** Aim **
Starting with the first line and ending with the line that holds "import seaborn as sns", repeat the material exactly.

** Data **
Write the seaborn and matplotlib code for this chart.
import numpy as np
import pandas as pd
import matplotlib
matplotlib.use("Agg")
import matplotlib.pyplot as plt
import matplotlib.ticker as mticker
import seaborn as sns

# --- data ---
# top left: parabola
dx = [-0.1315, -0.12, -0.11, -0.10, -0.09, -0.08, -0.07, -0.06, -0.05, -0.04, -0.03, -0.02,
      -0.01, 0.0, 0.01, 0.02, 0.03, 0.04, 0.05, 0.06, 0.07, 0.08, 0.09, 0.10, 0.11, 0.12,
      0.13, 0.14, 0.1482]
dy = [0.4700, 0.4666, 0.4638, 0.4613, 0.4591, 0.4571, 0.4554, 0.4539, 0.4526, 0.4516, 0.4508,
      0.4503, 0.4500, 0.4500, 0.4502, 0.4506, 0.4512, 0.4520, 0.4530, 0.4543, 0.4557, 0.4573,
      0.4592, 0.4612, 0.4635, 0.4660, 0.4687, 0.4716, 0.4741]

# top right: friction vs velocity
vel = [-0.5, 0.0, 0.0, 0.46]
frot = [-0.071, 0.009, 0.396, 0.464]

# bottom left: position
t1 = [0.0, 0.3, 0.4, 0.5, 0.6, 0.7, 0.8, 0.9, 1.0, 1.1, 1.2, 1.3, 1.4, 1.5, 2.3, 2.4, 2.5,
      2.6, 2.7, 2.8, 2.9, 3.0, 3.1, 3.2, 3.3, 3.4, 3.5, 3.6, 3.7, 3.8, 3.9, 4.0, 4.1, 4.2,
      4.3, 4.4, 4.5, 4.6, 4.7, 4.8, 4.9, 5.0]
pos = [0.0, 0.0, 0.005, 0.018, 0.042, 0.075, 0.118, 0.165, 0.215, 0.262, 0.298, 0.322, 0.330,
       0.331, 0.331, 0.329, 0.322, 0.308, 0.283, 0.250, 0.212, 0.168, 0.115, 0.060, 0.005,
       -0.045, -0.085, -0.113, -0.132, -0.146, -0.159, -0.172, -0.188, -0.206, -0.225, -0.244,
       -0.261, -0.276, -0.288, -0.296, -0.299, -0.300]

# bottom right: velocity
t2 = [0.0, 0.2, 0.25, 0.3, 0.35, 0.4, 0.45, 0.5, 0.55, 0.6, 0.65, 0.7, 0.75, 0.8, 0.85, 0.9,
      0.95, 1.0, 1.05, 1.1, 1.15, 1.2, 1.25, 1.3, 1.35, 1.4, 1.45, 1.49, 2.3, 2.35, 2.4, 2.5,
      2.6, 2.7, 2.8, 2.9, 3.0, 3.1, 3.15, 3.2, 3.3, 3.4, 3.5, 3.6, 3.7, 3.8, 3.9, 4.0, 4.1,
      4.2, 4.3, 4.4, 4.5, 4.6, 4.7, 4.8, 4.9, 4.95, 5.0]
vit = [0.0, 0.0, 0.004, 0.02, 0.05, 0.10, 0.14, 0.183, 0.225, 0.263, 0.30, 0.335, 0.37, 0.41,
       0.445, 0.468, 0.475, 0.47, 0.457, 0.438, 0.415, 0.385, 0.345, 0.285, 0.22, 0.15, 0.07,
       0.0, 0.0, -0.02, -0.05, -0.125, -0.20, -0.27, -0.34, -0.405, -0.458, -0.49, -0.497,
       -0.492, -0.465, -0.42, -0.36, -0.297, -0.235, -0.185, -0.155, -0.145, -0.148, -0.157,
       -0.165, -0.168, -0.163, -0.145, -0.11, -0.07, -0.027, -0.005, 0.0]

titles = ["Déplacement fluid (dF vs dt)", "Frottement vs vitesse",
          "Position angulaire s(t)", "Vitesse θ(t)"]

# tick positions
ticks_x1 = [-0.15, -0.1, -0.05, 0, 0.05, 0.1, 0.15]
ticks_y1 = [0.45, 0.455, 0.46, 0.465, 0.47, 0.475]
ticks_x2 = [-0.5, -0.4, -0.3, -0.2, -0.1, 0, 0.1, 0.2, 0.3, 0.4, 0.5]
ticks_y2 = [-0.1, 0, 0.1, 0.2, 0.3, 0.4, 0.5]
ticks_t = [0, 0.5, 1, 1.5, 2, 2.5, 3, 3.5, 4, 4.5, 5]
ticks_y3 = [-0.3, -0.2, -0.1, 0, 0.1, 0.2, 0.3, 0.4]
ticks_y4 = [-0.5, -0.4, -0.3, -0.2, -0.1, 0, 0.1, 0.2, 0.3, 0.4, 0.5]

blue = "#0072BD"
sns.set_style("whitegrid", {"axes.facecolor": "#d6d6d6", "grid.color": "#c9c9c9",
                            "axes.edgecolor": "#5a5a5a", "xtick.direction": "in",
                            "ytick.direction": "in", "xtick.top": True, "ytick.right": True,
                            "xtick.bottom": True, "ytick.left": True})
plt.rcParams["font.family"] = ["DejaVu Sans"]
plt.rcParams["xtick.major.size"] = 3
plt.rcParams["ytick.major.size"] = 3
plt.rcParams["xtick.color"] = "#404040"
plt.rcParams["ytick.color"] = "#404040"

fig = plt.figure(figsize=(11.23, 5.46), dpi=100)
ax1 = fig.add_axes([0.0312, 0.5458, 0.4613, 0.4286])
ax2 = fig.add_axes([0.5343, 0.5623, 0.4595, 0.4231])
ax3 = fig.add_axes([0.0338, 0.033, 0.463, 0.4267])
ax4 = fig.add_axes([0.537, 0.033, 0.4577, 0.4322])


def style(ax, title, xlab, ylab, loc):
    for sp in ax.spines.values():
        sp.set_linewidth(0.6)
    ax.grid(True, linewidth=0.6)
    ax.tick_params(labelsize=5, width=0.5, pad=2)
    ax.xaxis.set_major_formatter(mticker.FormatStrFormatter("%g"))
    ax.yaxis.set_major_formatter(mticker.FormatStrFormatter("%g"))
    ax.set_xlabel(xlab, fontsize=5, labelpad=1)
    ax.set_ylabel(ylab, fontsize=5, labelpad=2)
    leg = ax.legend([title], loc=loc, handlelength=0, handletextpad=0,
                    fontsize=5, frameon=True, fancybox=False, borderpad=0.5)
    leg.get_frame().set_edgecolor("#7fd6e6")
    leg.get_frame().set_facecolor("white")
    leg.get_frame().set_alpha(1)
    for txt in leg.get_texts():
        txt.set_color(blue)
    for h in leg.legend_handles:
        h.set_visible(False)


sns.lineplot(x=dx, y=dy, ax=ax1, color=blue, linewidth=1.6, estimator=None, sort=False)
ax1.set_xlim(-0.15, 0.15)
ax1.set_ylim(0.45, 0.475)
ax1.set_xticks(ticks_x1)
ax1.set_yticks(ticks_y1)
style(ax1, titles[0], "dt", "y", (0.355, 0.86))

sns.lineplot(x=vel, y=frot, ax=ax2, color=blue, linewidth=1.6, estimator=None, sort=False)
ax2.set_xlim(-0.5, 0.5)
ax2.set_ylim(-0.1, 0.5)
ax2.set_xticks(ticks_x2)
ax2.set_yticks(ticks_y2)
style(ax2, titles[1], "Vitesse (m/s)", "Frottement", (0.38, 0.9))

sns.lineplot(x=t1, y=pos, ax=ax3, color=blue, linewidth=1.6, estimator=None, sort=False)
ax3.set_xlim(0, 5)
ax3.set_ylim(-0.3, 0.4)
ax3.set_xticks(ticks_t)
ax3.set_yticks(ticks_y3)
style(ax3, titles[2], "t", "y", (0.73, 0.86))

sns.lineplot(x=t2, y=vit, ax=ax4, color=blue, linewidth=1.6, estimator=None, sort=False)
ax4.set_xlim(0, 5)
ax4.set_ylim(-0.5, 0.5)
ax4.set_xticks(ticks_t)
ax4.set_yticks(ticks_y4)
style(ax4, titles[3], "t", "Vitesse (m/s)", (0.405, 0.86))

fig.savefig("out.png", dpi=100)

** Worked solution **
Write the seaborn and matplotlib code for this chart.
import numpy as np
import pandas as pd
import matplotlib
matplotlib.use("Agg")
import matplotlib.pyplot as plt
import matplotlib.ticker as mticker
import seaborn as sns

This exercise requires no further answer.